> [The task]: Every line in the listing is to be echoed verbatim.

begin

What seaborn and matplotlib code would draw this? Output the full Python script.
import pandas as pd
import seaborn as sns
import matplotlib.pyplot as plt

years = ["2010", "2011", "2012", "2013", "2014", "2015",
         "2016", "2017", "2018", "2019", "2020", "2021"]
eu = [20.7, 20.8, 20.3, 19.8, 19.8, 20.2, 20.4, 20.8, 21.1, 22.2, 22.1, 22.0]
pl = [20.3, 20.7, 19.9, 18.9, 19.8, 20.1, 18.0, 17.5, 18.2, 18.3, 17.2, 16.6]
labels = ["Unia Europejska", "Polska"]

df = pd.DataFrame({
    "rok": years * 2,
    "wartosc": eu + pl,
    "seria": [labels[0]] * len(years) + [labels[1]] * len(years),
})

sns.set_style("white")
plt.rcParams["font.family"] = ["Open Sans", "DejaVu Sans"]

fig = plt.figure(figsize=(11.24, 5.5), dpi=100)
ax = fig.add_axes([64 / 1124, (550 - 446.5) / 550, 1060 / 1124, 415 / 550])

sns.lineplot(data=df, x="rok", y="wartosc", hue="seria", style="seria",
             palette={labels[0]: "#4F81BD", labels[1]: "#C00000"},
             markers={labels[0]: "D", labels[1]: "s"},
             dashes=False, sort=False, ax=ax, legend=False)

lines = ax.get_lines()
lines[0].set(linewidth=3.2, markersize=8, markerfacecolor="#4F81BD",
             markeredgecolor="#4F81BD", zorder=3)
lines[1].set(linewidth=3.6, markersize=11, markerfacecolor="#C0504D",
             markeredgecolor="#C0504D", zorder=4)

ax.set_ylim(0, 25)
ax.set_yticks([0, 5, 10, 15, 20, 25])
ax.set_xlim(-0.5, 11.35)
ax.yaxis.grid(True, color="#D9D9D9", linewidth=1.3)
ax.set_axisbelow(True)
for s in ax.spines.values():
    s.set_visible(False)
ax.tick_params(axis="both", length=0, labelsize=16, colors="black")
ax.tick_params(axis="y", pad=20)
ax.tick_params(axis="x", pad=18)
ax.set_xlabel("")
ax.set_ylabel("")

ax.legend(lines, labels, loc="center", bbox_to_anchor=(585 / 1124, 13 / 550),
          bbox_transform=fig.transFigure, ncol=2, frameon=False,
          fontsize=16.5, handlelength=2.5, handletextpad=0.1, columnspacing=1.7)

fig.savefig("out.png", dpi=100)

end

> [Solution]:
What seaborn and matplotlib code would draw this? Output the full Python script.
import pandas as pd
import seaborn as sns
import matplotlib.pyplot as plt

years = ["2010", "2011", "2012", "2013", "2014", "2015",
         "2016", "2017", "2018", "2019", "2020", "2021"]
eu = [20.7, 20.8, 20.3, 19.8, 19.8, 20.2, 20.4, 20.8, 21.1, 22.2, 22.1, 22.0]
pl = [20.3, 20.7, 19.9, 18.9, 19.8, 20.1, 18.0, 17.5, 18.2, 18.3, 17.2, 16.6]
labels = ["Unia Europejska", "Polska"]

df = pd.DataFrame({
    "rok": years * 2,
    "wartosc": eu + pl,
    "seria": [labels[0]] * len(years) + [labels[1]] * len(years),
})

sns.set_style("white")
plt.rcParams["font.family"] = ["Open Sans", "DejaVu Sans"]

fig = plt.figure(figsize=(11.24, 5.5), dpi=100)
ax = fig.add_axes([64 / 1124, (550 - 446.5) / 550, 1060 / 1124, 415 / 550])

sns.lineplot(data=df, x="rok", y="wartosc", hue="seria", style="seria",
             palette={labels[0]: "#4F81BD", labels[1]: "#C00000"},
             markers={labels[0]: "D", labels[1]: "s"},
             dashes=False, sort=False, ax=ax, legend=False)

lines = ax.get_lines()
lines[0].set(linewidth=3.2, markersize=8, markerfacecolor="#4F81BD",
             markeredgecolor="#4F81BD", zorder=3)
lines[1].set(linewidth=3.6, markersize=11, markerfacecolor="#C0504D",
             markeredgecolor="#C0504D", zorder=4)

ax.set_ylim(0, 25)
ax.set_yticks([0, 5, 10, 15, 20, 25])
ax.set_xlim(-0.5, 11.35)
ax.yaxis.grid(True, color="#D9D9D9", linewidth=1.3)
ax.set_axisbelow(True)
for s in ax.spines.values():
    s.set_visible(False)
ax.tick_params(axis="both", length=0, labelsize=16, colors="black")
ax.tick_params(axis="y", pad=20)
ax.tick_params(axis="x", pad=18)
ax.set_xlabel("")
ax.set_ylabel("")

ax.legend(lines, labels, loc="center", bbox_to_anchor=(585 / 1124, 13 / 550),
          bbox_transform=fig.transFigure, ncol=2, frameon=False,
          fontsize=16.5, handlelength=2.5, handletextpad=0.1, columnspacing=1.7)

fig.savefig("out.png", dpi=100)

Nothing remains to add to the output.